-- Start of Provided records --

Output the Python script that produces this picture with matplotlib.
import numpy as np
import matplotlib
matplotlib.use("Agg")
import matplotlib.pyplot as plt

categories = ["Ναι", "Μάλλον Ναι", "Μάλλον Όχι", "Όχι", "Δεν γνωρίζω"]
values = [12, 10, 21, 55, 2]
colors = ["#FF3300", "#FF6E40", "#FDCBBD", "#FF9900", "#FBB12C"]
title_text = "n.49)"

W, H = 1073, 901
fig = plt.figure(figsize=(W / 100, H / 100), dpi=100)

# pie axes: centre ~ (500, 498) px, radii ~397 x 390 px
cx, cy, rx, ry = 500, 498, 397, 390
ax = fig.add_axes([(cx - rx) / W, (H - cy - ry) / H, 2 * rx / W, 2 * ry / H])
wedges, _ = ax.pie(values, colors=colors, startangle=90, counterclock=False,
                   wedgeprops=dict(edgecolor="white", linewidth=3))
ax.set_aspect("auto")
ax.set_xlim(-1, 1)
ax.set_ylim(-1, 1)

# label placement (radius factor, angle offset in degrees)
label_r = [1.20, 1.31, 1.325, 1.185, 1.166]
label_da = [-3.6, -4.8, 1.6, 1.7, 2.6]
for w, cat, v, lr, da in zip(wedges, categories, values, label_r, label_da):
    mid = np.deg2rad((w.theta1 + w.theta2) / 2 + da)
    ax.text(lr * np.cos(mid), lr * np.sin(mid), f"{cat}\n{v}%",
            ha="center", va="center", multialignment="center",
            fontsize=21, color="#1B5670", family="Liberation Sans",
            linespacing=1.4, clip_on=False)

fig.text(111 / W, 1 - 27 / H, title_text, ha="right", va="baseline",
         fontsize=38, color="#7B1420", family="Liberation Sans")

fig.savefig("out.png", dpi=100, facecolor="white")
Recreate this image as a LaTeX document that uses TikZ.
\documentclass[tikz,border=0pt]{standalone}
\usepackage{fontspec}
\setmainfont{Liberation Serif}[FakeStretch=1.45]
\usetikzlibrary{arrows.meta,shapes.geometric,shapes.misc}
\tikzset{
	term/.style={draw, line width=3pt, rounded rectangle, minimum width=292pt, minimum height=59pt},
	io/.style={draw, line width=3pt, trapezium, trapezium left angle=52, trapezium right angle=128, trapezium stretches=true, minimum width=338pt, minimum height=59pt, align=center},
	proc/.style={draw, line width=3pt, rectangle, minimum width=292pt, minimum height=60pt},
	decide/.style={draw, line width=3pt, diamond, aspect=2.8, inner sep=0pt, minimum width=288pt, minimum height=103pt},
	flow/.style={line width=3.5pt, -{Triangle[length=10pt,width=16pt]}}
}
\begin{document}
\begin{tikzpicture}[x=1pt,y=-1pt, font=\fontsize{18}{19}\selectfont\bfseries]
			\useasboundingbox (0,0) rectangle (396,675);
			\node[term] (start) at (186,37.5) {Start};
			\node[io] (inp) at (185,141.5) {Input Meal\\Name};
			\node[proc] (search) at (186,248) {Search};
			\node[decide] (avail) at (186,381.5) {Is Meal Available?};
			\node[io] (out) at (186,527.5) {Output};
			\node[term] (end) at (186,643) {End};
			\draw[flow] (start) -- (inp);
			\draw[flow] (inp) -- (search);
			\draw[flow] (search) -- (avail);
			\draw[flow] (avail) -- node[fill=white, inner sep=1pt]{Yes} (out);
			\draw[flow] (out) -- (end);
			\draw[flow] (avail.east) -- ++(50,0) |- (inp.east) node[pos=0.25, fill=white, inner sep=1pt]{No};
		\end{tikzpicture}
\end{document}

-- End of Provided records --

* _Directions for this task_
Your task is to transcribe the listing above in full, exactly as given.

* _Final result_
Output the Python script that produces this picture with matplotlib.
import numpy as np
import matplotlib
matplotlib.use("Agg")
import matplotlib.pyplot as plt

categories = ["Ναι", "Μάλλον Ναι", "Μάλλον Όχι", "Όχι", "Δεν γνωρίζω"]
values = [12, 10, 21, 55, 2]
colors = ["#FF3300", "#FF6E40", "#FDCBBD", "#FF9900", "#FBB12C"]
title_text = "n.49)"

W, H = 1073, 901
fig = plt.figure(figsize=(W / 100, H / 100), dpi=100)

# pie axes: centre ~ (500, 498) px, radii ~397 x 390 px
cx, cy, rx, ry = 500, 498, 397, 390
ax = fig.add_axes([(cx - rx) / W, (H - cy - ry) / H, 2 * rx / W, 2 * ry / H])
wedges, _ = ax.pie(values, colors=colors, startangle=90, counterclock=False,
                   wedgeprops=dict(edgecolor="white", linewidth=3))
ax.set_aspect("auto")
ax.set_xlim(-1, 1)
ax.set_ylim(-1, 1)

# label placement (radius factor, angle offset in degrees)
label_r = [1.20, 1.31, 1.325, 1.185, 1.166]
label_da = [-3.6, -4.8, 1.6, 1.7, 2.6]
for w, cat, v, lr, da in zip(wedges, categories, values, label_r, label_da):
    mid = np.deg2rad((w.theta1 + w.theta2) / 2 + da)
    ax.text(lr * np.cos(mid), lr * np.sin(mid), f"{cat}\n{v}%",
            ha="center", va="center", multialignment="center",
            fontsize=21, color="#1B5670", family="Liberation Sans",
            linespacing=1.4, clip_on=False)

fig.text(111 / W, 1 - 27 / H, title_text, ha="right", va="baseline",
         fontsize=38, color="#7B1420", family="Liberation Sans")

fig.savefig("out.png", dpi=100, facecolor="white")
Recreate this image as a LaTeX document that uses TikZ.
\documentclass[tikz,border=0pt]{standalone}
\usepackage{fontspec}
\setmainfont{Liberation Serif}[FakeStretch=1.45]
\usetikzlibrary{arrows.meta,shapes.geometric,shapes.misc}
\tikzset{
	term/.style={draw, line width=3pt, rounded rectangle, minimum width=292pt, minimum height=59pt},
	io/.style={draw, line width=3pt, trapezium, trapezium left angle=52, trapezium right angle=128, trapezium stretches=true, minimum width=338pt, minimum height=59pt, align=center},
	proc/.style={draw, line width=3pt, rectangle, minimum width=292pt, minimum height=60pt},
	decide/.style={draw, line width=3pt, diamond, aspect=2.8, inner sep=0pt, minimum width=288pt, minimum height=103pt},
	flow/.style={line width=3.5pt, -{Triangle[length=10pt,width=16pt]}}
}
\begin{document}
\begin{tikzpicture}[x=1pt,y=-1pt, font=\fontsize{18}{19}\selectfont\bfseries]
			\useasboundingbox (0,0) rectangle (396,675);
			\node[term] (start) at (186,37.5) {Start};
			\node[io] (inp) at (185,141.5) {Input Meal\\Name};
			\node[proc] (search) at (186,248) {Search};
			\node[decide] (avail) at (186,381.5) {Is Meal Available?};
			\node[io] (out) at (186,527.5) {Output};
			\node[term] (end) at (186,643) {End};
			\draw[flow] (start) -- (inp);
			\draw[flow] (inp) -- (search);
			\draw[flow] (search) -- (avail);
			\draw[flow] (avail) -- node[fill=white, inner sep=1pt]{Yes} (out);
			\draw[flow] (out) -- (end);
			\draw[flow] (avail.east) -- ++(50,0) |- (inp.east) node[pos=0.25, fill=white, inner sep=1pt]{No};
		\end{tikzpicture}
\end{document}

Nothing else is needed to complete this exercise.